**Input material**.
— START —

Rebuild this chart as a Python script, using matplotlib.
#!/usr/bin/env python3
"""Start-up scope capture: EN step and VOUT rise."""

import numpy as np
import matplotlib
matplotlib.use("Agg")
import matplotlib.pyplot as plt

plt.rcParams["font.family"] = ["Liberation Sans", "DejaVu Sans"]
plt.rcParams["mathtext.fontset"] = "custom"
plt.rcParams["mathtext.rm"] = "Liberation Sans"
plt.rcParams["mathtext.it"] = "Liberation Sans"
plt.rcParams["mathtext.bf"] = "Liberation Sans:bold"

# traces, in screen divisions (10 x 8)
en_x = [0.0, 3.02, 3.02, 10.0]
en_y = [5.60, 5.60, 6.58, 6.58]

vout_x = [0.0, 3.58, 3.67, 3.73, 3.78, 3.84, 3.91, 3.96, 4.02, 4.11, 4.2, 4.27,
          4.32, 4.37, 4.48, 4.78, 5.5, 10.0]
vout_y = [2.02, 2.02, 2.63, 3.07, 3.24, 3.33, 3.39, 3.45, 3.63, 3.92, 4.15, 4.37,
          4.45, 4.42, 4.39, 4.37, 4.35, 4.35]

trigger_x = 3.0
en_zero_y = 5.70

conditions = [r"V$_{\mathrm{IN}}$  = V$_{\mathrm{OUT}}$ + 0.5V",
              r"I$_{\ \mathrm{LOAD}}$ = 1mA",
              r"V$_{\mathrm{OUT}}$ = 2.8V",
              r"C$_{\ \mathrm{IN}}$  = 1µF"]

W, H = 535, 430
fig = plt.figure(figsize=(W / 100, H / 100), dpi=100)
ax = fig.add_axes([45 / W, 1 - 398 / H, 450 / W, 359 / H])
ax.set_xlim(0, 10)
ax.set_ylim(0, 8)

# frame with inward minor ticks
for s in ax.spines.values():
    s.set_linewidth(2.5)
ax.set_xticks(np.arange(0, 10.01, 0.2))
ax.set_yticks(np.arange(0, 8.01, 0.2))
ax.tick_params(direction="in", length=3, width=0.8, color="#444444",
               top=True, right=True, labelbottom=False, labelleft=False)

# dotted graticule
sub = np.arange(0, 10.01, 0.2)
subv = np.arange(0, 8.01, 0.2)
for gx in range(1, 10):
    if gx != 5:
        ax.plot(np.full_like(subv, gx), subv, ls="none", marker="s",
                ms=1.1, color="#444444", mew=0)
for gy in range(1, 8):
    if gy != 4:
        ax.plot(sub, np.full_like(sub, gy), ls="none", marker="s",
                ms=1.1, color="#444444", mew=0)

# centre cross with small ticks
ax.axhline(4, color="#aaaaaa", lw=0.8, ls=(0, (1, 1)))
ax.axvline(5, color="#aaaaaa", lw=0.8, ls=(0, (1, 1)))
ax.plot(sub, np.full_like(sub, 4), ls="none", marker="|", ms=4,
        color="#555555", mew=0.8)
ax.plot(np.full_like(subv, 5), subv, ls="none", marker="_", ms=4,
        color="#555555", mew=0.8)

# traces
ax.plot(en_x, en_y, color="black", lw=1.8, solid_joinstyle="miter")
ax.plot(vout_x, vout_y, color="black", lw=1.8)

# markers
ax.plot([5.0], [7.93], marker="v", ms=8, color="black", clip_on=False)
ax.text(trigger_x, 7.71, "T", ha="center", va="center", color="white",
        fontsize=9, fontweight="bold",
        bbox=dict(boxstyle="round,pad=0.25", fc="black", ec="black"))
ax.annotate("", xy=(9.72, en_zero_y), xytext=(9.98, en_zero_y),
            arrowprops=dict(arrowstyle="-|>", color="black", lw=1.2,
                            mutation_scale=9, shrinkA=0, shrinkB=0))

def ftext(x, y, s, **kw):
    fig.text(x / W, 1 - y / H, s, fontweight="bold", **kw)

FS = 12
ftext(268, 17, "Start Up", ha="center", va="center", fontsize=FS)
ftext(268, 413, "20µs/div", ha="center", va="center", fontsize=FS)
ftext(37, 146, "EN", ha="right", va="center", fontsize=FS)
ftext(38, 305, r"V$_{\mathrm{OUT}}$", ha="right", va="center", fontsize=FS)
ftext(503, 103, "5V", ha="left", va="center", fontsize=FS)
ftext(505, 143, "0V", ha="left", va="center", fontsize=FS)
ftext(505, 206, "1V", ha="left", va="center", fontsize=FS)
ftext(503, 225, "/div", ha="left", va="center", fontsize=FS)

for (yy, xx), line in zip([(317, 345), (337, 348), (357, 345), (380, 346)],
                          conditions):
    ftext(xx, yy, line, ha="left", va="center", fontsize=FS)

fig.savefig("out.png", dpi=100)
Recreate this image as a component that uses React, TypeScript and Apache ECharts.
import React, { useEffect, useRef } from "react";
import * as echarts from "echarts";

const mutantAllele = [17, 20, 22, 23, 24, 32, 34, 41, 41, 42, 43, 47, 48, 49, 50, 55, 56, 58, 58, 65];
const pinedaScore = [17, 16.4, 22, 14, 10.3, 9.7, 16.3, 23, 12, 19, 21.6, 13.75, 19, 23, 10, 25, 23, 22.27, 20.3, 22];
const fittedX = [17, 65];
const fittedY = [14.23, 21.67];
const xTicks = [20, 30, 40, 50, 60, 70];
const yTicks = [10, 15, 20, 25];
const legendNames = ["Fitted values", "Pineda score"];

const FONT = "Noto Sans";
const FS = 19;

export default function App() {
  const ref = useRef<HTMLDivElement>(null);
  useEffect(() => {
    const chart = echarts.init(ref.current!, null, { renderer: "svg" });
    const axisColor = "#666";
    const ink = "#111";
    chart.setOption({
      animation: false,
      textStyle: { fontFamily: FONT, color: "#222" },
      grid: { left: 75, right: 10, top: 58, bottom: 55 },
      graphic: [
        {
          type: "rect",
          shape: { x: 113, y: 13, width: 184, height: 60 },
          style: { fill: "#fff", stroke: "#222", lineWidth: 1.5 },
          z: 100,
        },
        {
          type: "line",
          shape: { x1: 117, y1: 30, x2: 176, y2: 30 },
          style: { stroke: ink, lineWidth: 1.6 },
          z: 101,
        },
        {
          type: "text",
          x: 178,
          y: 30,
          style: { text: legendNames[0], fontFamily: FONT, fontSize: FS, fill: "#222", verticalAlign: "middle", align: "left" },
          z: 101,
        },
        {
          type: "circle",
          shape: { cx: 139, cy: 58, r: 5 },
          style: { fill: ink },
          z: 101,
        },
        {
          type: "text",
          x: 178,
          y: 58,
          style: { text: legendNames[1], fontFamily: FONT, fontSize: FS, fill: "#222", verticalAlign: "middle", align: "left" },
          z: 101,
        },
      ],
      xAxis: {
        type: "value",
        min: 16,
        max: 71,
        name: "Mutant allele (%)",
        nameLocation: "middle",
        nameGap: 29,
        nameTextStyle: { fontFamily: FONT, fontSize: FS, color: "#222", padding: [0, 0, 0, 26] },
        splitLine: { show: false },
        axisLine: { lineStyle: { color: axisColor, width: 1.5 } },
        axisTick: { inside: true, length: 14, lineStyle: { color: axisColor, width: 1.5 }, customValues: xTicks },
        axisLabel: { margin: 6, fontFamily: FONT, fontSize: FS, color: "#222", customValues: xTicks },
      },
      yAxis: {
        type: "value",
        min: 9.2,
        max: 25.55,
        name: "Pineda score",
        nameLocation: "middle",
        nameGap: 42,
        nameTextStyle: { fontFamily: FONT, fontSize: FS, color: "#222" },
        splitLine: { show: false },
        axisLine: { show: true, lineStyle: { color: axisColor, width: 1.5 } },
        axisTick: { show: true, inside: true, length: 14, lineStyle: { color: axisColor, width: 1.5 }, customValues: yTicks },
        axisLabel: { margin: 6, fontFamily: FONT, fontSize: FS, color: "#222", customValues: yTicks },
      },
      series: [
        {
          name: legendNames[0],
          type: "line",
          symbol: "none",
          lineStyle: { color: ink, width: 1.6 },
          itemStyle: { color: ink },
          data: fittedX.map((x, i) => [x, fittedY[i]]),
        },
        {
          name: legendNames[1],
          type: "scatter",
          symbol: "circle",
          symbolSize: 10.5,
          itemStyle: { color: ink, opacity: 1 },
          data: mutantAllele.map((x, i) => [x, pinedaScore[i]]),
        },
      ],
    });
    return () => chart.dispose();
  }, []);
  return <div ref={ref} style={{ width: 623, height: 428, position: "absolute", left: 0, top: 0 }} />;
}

— END —
— START —

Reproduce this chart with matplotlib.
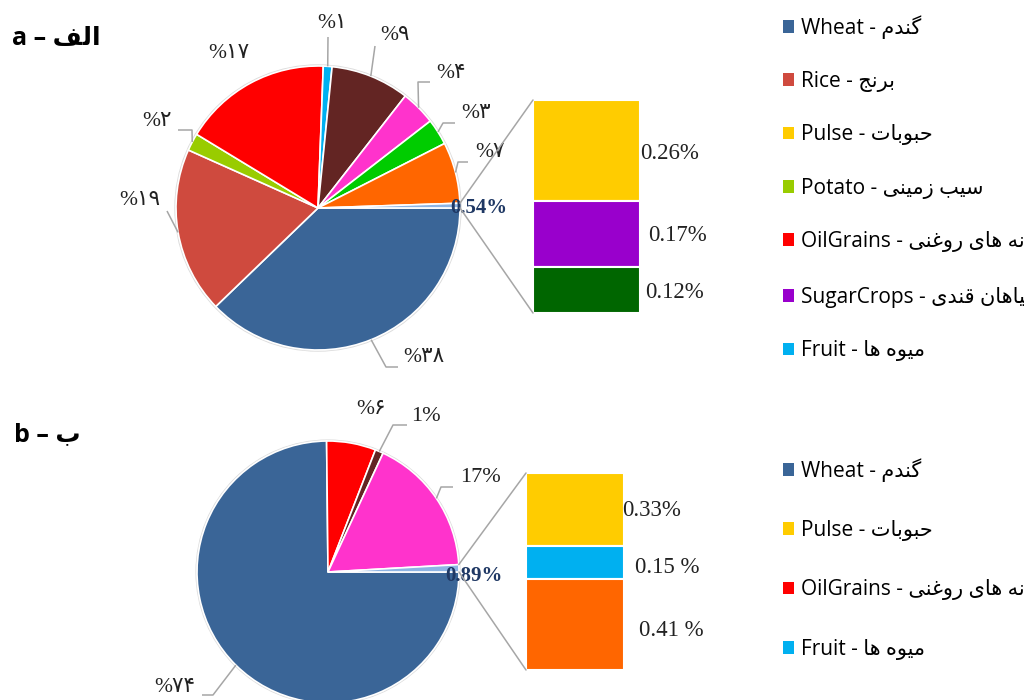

— END —

**Task prompt**.
Repeat these lines exactly and nothing more: the one containing "Rebuild this chart", the one containing "ax.set_ylim(0, 8)", and all the lines between.

**Answer to the problem**.
Rebuild this chart as a Python script, using matplotlib.
#!/usr/bin/env python3
"""Start-up scope capture: EN step and VOUT rise."""

import numpy as np
import matplotlib
matplotlib.use("Agg")
import matplotlib.pyplot as plt

plt.rcParams["font.family"] = ["Liberation Sans", "DejaVu Sans"]
plt.rcParams["mathtext.fontset"] = "custom"
plt.rcParams["mathtext.rm"] = "Liberation Sans"
plt.rcParams["mathtext.it"] = "Liberation Sans"
plt.rcParams["mathtext.bf"] = "Liberation Sans:bold"

# traces, in screen divisions (10 x 8)
en_x = [0.0, 3.02, 3.02, 10.0]
en_y = [5.60, 5.60, 6.58, 6.58]

vout_x = [0.0, 3.58, 3.67, 3.73, 3.78, 3.84, 3.91, 3.96, 4.02, 4.11, 4.2, 4.27,
          4.32, 4.37, 4.48, 4.78, 5.5, 10.0]
vout_y = [2.02, 2.02, 2.63, 3.07, 3.24, 3.33, 3.39, 3.45, 3.63, 3.92, 4.15, 4.37,
          4.45, 4.42, 4.39, 4.37, 4.35, 4.35]

trigger_x = 3.0
en_zero_y = 5.70

conditions = [r"V$_{\mathrm{IN}}$  = V$_{\mathrm{OUT}}$ + 0.5V",
              r"I$_{\ \mathrm{LOAD}}$ = 1mA",
              r"V$_{\mathrm{OUT}}$ = 2.8V",
              r"C$_{\ \mathrm{IN}}$  = 1µF"]

W, H = 535, 430
fig = plt.figure(figsize=(W / 100, H / 100), dpi=100)
ax = fig.add_axes([45 / W, 1 - 398 / H, 450 / W, 359 / H])
ax.set_xlim(0, 10)
ax.set_ylim(0, 8)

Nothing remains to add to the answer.